4. Touch people, appropriately! This is one of the easiest ways to release oxytocin which is the pleasure-inducing ‘cuddle chemical’] It can be as simple as a handshake or a pat on the back.
“A hug is the best but if you don’t have anybody to hug get a massage which has been shown to boost your serotonin by as much as 30 percent. Massage also decreases stress hormones and raises dopamine levels.”
(There are three major symptoms for fibromyalgia: depression, fatigue and whole body pain. I have all three and then some . . . The worst for me is fatigue, with depression coming in second and whole body pain third.
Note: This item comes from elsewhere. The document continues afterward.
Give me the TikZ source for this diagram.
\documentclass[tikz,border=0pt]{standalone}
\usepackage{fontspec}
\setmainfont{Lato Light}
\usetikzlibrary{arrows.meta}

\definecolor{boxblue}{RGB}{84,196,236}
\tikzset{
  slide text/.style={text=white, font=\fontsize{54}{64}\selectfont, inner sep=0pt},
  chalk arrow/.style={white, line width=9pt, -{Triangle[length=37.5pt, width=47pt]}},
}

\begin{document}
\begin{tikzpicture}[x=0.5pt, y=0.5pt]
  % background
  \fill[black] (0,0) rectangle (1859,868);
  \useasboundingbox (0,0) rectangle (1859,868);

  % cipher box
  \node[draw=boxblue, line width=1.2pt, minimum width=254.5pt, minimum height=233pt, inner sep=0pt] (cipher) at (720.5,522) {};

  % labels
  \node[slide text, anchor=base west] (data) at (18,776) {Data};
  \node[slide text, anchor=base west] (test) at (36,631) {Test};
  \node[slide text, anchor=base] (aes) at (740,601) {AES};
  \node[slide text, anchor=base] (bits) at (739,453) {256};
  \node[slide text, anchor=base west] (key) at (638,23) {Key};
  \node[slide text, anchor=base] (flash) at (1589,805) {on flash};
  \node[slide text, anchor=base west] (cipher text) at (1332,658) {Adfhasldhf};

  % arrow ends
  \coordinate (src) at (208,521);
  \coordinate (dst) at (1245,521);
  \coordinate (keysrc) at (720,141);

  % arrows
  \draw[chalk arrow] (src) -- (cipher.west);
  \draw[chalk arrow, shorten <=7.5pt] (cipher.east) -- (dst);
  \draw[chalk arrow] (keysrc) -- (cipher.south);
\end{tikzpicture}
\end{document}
I follow the research, always hoping something new will be discovered in its treatment.)
New research on treatments for depression presents an intriguing finding: a healthy diet may help depressed patients.
New Research on Treating Depression With Diet
by Sumathi Reddy, The Wall Street Journal
It is part of the nascent field of nutritional psychiatry which uses changes in diet to help treat mood disorders.
“The study in the journal BMC Medicine, found that a third of patients assigned to a group that followed a modified Mediterranean diet met the criteria for remission in 12 weeks, compared with just 8% in a control group.”
“There is a large body of evidence, both observational studies and animal studies, that links diet to the risk of developing depression and the prevalence of depression, said Felice Jacka, a professor of psychiatric epidemiology and nutritional psychiatry at Deakin University in Australia and senior researcher on the study. Dr. Jacka is also president of the International Society for Nutritional Psychiatry Research.”
“Psychiatrists cautioned that the study provides no evidence that diet changes could replace traditional treatments for depression; but it could be beneficial as an add-on treatment.”
(Here’s where it becomes problematic for people with major depression and people like me who are too lazy to cook)
“It may also be an impractical prescription: cooking healthy meals requires motivation and planning, a big demand for depressed patients. Depressed patients have difficulty putting plans into action so would likely require assistance, experts said.” (Assistance in the form of a personal chef . . .)
“They have this sense of fatigue and inability to get up and go, and any mental effort they feel is overwhelming and exhaustive,” said Robert Shulman, associate chairman of psychiatry at Rush University Medical Center in Chicago. “(YUP, I’ll eat to that)
“The study, the first randomized controlled one, consisted of 67 people diagnosed and already being treated for a major depressive disorder. The mean age was 40 and most were overweight.
About half were in a dietary-intervention group. They received help planning a diet which included a lot of fruits, vegetables, beans, fish, whole grains, lean red meat, olive oil and nuts, and cut back on sweets, (OUCH) processed foods, soft drinks and other unhealthy items.”
‘”Dietary changes may be especially helpful for people who are mildly depressed and don’t want to go on medication, said Joshua Weiner, a psychiatrist in McLean, Va. “If you have a motivated patient I’m all for this,” he said. “The problem is many kinds of patients aren’t motivated.”’
Results may be better for people who have poor eating habits to begin with, he said.”
Read the entire article click HERE
(Alas . . . the indicators for healthy eating are piling up. It’s so much easier to pop a pill.)